Given request. Without the pictures, repeat the listing character for character.

Task inputs.
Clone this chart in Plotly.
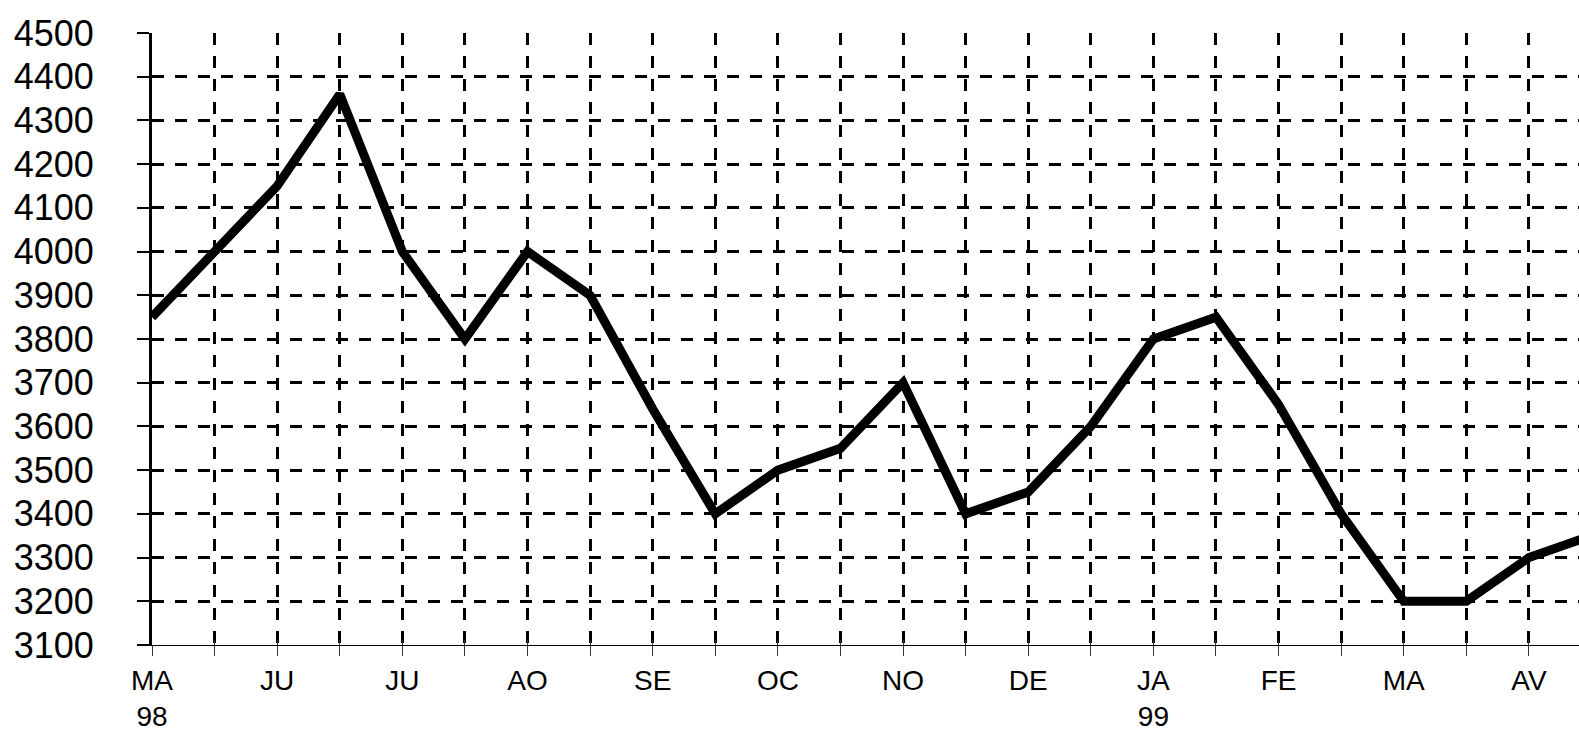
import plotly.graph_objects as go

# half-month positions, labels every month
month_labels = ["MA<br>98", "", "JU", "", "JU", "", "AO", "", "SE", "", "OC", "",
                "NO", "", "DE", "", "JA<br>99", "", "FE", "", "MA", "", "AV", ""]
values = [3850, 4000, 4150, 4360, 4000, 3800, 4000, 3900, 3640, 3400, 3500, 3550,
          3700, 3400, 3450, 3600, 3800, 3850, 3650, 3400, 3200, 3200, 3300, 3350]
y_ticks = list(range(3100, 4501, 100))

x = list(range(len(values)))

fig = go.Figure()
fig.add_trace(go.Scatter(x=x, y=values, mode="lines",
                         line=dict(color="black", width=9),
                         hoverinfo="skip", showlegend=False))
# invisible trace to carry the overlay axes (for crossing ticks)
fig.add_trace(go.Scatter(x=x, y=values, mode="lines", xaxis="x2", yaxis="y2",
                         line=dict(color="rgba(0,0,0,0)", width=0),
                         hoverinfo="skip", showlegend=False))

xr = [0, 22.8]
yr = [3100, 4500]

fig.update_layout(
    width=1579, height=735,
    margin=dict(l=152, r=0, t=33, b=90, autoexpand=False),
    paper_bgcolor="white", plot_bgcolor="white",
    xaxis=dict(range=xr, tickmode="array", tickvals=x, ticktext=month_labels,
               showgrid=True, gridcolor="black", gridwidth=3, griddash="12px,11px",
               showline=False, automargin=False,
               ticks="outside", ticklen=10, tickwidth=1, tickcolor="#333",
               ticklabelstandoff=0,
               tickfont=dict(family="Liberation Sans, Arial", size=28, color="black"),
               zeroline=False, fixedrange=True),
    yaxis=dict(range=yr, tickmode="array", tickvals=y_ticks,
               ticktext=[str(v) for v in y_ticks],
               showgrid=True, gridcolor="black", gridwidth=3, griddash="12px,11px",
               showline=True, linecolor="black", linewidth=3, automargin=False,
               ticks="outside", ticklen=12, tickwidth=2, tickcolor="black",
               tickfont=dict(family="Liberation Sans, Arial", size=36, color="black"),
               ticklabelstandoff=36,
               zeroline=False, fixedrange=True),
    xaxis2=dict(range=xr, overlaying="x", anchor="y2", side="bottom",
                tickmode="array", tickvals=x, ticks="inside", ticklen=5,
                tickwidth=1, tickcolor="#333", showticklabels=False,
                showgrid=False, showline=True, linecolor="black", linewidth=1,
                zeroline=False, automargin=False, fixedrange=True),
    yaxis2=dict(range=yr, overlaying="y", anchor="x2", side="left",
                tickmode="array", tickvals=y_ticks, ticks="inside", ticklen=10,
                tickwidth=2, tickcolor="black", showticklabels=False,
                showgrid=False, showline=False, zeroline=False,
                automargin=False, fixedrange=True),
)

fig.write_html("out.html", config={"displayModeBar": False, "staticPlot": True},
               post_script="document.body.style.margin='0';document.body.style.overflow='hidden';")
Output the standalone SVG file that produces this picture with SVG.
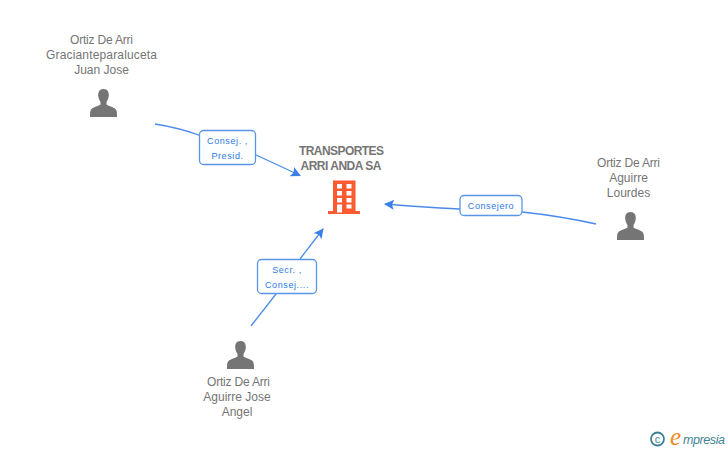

Exercise answer.
Clone this chart in Plotly.
import plotly.graph_objects as go

# half-month positions, labels every month
month_labels = ["MA<br>98", "", "JU", "", "JU", "", "AO", "", "SE", "", "OC", "",
                "NO", "", "DE", "", "JA<br>99", "", "FE", "", "MA", "", "AV", ""]
values = [3850, 4000, 4150, 4360, 4000, 3800, 4000, 3900, 3640, 3400, 3500, 3550,
          3700, 3400, 3450, 3600, 3800, 3850, 3650, 3400, 3200, 3200, 3300, 3350]
y_ticks = list(range(3100, 4501, 100))

x = list(range(len(values)))

fig = go.Figure()
fig.add_trace(go.Scatter(x=x, y=values, mode="lines",
                         line=dict(color="black", width=9),
                         hoverinfo="skip", showlegend=False))
# invisible trace to carry the overlay axes (for crossing ticks)
fig.add_trace(go.Scatter(x=x, y=values, mode="lines", xaxis="x2", yaxis="y2",
                         line=dict(color="rgba(0,0,0,0)", width=0),
                         hoverinfo="skip", showlegend=False))

xr = [0, 22.8]
yr = [3100, 4500]

fig.update_layout(
    width=1579, height=735,
    margin=dict(l=152, r=0, t=33, b=90, autoexpand=False),
    paper_bgcolor="white", plot_bgcolor="white",
    xaxis=dict(range=xr, tickmode="array", tickvals=x, ticktext=month_labels,
               showgrid=True, gridcolor="black", gridwidth=3, griddash="12px,11px",
               showline=False, automargin=False,
               ticks="outside", ticklen=10, tickwidth=1, tickcolor="#333",
               ticklabelstandoff=0,
               tickfont=dict(family="Liberation Sans, Arial", size=28, color="black"),
               zeroline=False, fixedrange=True),
    yaxis=dict(range=yr, tickmode="array", tickvals=y_ticks,
               ticktext=[str(v) for v in y_ticks],
               showgrid=True, gridcolor="black", gridwidth=3, griddash="12px,11px",
               showline=True, linecolor="black", linewidth=3, automargin=False,
               ticks="outside", ticklen=12, tickwidth=2, tickcolor="black",
               tickfont=dict(family="Liberation Sans, Arial", size=36, color="black"),
               ticklabelstandoff=36,
               zeroline=False, fixedrange=True),
    xaxis2=dict(range=xr, overlaying="x", anchor="y2", side="bottom",
                tickmode="array", tickvals=x, ticks="inside", ticklen=5,
                tickwidth=1, tickcolor="#333", showticklabels=False,
                showgrid=False, showline=True, linecolor="black", linewidth=1,
                zeroline=False, automargin=False, fixedrange=True),
    yaxis2=dict(range=yr, overlaying="y", anchor="x2", side="left",
                tickmode="array", tickvals=y_ticks, ticks="inside", ticklen=10,
                tickwidth=2, tickcolor="black", showticklabels=False,
                showgrid=False, showline=False, zeroline=False,
                automargin=False, fixedrange=True),
)

fig.write_html("out.html", config={"displayModeBar": False, "staticPlot": True},
               post_script="document.body.style.margin='0';document.body.style.overflow='hidden';")
Output the standalone SVG file that produces this picture with SVG.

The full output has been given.